You’re seeing a reaction between a compound in the eggshell (calcium carbonate) and an acid in the vinegar (acetic acid). This reaction creates carbon dioxide (and some other things) and breaks down the eggshell in the process. The membrane underneath the shell doesn’t react, so it’s left behind. Once the shell is completely gone, all that’s left is the flexible membrane, giving you a bouncy “rubber” egg!

Balloon Rocket

Create your very own balloon powered rockets and see how far they can travel.

Experiment with different balloon shapes and sizes to experiment with the travel speed.

Glowing Oobleck

Discover non-newtonian fluids (substances that act as both a liquid and a solid) and liquids that glow under black light with this messy, but delightful science fair project!

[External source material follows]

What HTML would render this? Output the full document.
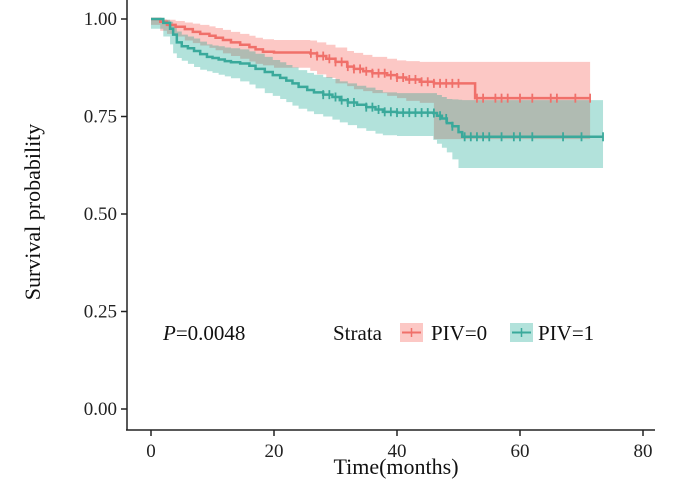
<!DOCTYPE html>
<html><head><meta charset="utf-8"><style>
body{margin:0;background:#fff}
svg{display:block;font-family:"Liberation Serif",serif}
</style></head><body>
<svg id="chart" width="700" height="482" viewBox="0 0 700 482">
<g id="bands"></g>
<g id="lines"></g>
<g id="axes"></g>
<text x="40" y="212" transform="rotate(-90 40 212)" text-anchor="middle" font-size="22" fill="#111">Survival probability</text>
<text x="396" y="474" text-anchor="middle" font-size="22" fill="#111">Time(months)</text>
<text x="163" y="340" font-size="21" fill="#111"><tspan font-style="italic">P</tspan>=0.0048</text>
<g>
<text x="333" y="340" font-size="21" fill="#111">Strata</text>
<g>
<rect x="400" y="323" width="23" height="19" fill="#f8766d" fill-opacity="0.4"/>
<line x1="402" y1="332.5" x2="421" y2="332.5" stroke="#f0706a" stroke-width="2"/>
<line x1="411.5" y1="328" x2="411.5" y2="337" stroke="#f0706a" stroke-width="1.5"/>
<text x="431" y="340" font-size="21" fill="#111">PIV=0</text></g>
<g>
<rect x="510" y="323" width="23" height="19" fill="#00a087" fill-opacity="0.3"/>
<line x1="512" y1="332.5" x2="531" y2="332.5" stroke="#3aa99b" stroke-width="2"/>
<line x1="521.5" y1="328" x2="521.5" y2="337" stroke="#3aa99b" stroke-width="1.5"/>
<text x="538" y="340" font-size="21" fill="#111">PIV=1</text></g>
</g>
</svg>
<script>
const xTicks=[0,20,40,60,80];
const yTicks=[0,0.25,0.5,0.75,1];
const yTickLabels=["0.00","0.25","0.50","0.75","1.00"];
const t0=[0,1.5,2.6,4,5.5,6.8,8,9.5,10.5,11.7,13,14.5,16,17,18.2,20,25.9,27,28.5,30,31.9,33,34.5,36,38.4,40,41.5,43.7,46,52.7,71.4];
const s0=[1,.993,.985,.98,.974,.967,.962,.957,.952,.946,.94,.934,.928,.922,.916,.914,.912,.905,.898,.89,.878,.872,.866,.861,.856,.85,.845,.839,.835,.797,.797];
const lo0=[1,.985,.97,.962,.955,.945,.938,.932,.926,.92,.912,.905,.898,.891,.885,.881,.875,.867,.858,.849,.835,.828,.82,.815,.81,.803,.797,.79,.785,.692,.692];
const hi0=[1,.999,.998,.995,.991,.988,.985,.981,.977,.972,.967,.962,.957,.952,.948,.946,.945,.94,.934,.927,.918,.913,.908,.903,.898,.894,.892,.89,.89,.89,.89];
const t1=[0,2,3.1,3.6,4.2,5,6,7,8,9.1,10,11,12,13,14.5,16,17,18.5,19.8,21,22,23,24,25.4,26.5,28,29.5,30.7,32,33.5,35,36.5,37.7,40,43,45.9,46.5,47.3,48.1,49,50,50.6,73.5];
const s1=[1,.99,.975,.96,.94,.93,.925,.918,.91,.903,.9,.896,.892,.889,.886,.88,.872,.864,.856,.849,.842,.835,.826,.818,.812,.806,.8,.792,.786,.78,.774,.768,.762,.76,.76,.759,.752,.745,.733,.725,.71,.698,.698];
const lo1=[1,.975,.955,.935,.912,.9,.893,.885,.877,.87,.866,.862,.857,.853,.848,.84,.832,.822,.81,.803,.795,.787,.778,.77,.763,.756,.75,.742,.735,.728,.72,.713,.706,.702,.7,.7,.69,.68,.67,.658,.64,.618,.618];
const hi1=[1,.998,.993,.982,.968,.96,.955,.95,.942,.935,.932,.93,.927,.925,.922,.917,.911,.903,.895,.889,.882,.876,.869,.862,.857,.851,.846,.84,.835,.829,.824,.818,.812,.81,.81,.81,.805,.8,.795,.794,.793,.792,.792];
const cens0=[26,27,28,29,30,31,32,33,34,35,36,37,38,39,40,41,42,43,44,45,46,47,48,49,50,53,54,56,57,58,60,62,65,66,69,71.4];
const cens1=[28,29,30,31,32,33,35,36,37,38,39,40,41,42,43,44,45,46,47,48,49,51,52,53,54,55,57,59,60,62,67,70,73.5];
const X=t=>151+t*6.15, Y=s=>409-s*390;
const NS="http://www.w3.org/2000/svg";
function el(tag,attrs,parent){const e=document.createElementNS(NS,tag);for(const k in attrs)e.setAttribute(k,attrs[k]);parent.appendChild(e);return e;}
function stepPath(t,s){let d="M"+X(t[0])+","+Y(s[0]);for(let i=1;i<t.length;i++){d+="H"+X(t[i])+"V"+Y(s[i]);}return d;}
function bandPath(t,lo,hi){let d="M"+X(t[0])+","+Y(hi[0]);for(let i=1;i<t.length;i++)d+="H"+X(t[i])+"V"+Y(hi[i]);for(let i=t.length-1;i>0;i--)d+="V"+Y(lo[i])+"H"+X(t[i-1]);d+="V"+Y(lo[0])+"Z";return d;}
function valAt(t,s,x){let v=s[0];for(let i=0;i<t.length;i++)if(t[i]<=x)v=s[i];return v;}
const bands=document.getElementById('bands'),lines=document.getElementById('lines'),axes=document.getElementById('axes');
const b0=el('path',{d:bandPath(t0,lo0,hi0),fill:'#f8766d','fill-opacity':0.4},bands);


const b1=el('path',{d:bandPath(t1,lo1,hi1),fill:'#00a087','fill-opacity':0.3},bands);


const series=[[t0,s0,cens0,'#f0706a','piv0'],[t1,s1,cens1,'#3aa99b','piv1']];
series.forEach(([t,s,c,col,nm])=>{
 const p=el('path',{d:stepPath(t,s),fill:'none',stroke:col,'stroke-width':2.5},lines);
 
 
 c.forEach(ct=>{const y=Y(valAt(t,s,ct));
  const m=el('line',{x1:X(ct),x2:X(ct),y1:y-4.5,y2:y+4.5,stroke:col,'stroke-width':1.8},lines);
  
  });
});
el('line',{x1:127,y1:0,x2:127,y2:430,stroke:'#222','stroke-width':1.5},axes);
el('line',{x1:126,y1:430,x2:655,y2:430,stroke:'#222','stroke-width':1.5},axes);
xTicks.forEach(v=>{el('line',{x1:X(v),x2:X(v),y1:430,y2:436,stroke:'#222','stroke-width':1.5},axes);
 const tx=el('text',{x:X(v),y:457,'text-anchor':'middle','font-size':19,fill:'#222'},axes);tx.textContent=v;
 
 });
yTicks.forEach((v,i)=>{el('line',{x1:121,x2:127,y1:Y(v),y2:Y(v),stroke:'#222','stroke-width':1.5},axes);
 const tx=el('text',{x:117,y:Y(v)+6,'text-anchor':'end','font-size':19,fill:'#222'},axes);tx.textContent=yTickLabels[i];
 
 });
</script>
</body></html>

Oobleck is called a non-Newtonian fluid because it can change its viscosity. Viscosity is a property of liquids that says how fast they flow or how much they resist their shape changing — kind of like how thick a fluid is. Isaac Newton wrote a law a long time ago that said a liquid’s viscosity was supposed to be a constant (unless you change its temperature). Because he never tried making oobleck, he didn’t know that a changing viscosity was possible!

You can test out viscosity at home by trying to stir different liquids. If it’s tough to stir, it has a high viscosity. If it’s easy to stir, it has a low viscosity. And if its viscosity changes and it gets harder (or easier) to stir, then you’ve found another non-Newtonian fluid!

What Soda Does to Teeth

Why is soda bad for your teeth? Find out why with this experiment and some baby teeth!

It’s interesting to see how the different sodas (and even water!) can have such damaging effects on your teeth — a valuable reminder of why it’s so important to brush your teeth!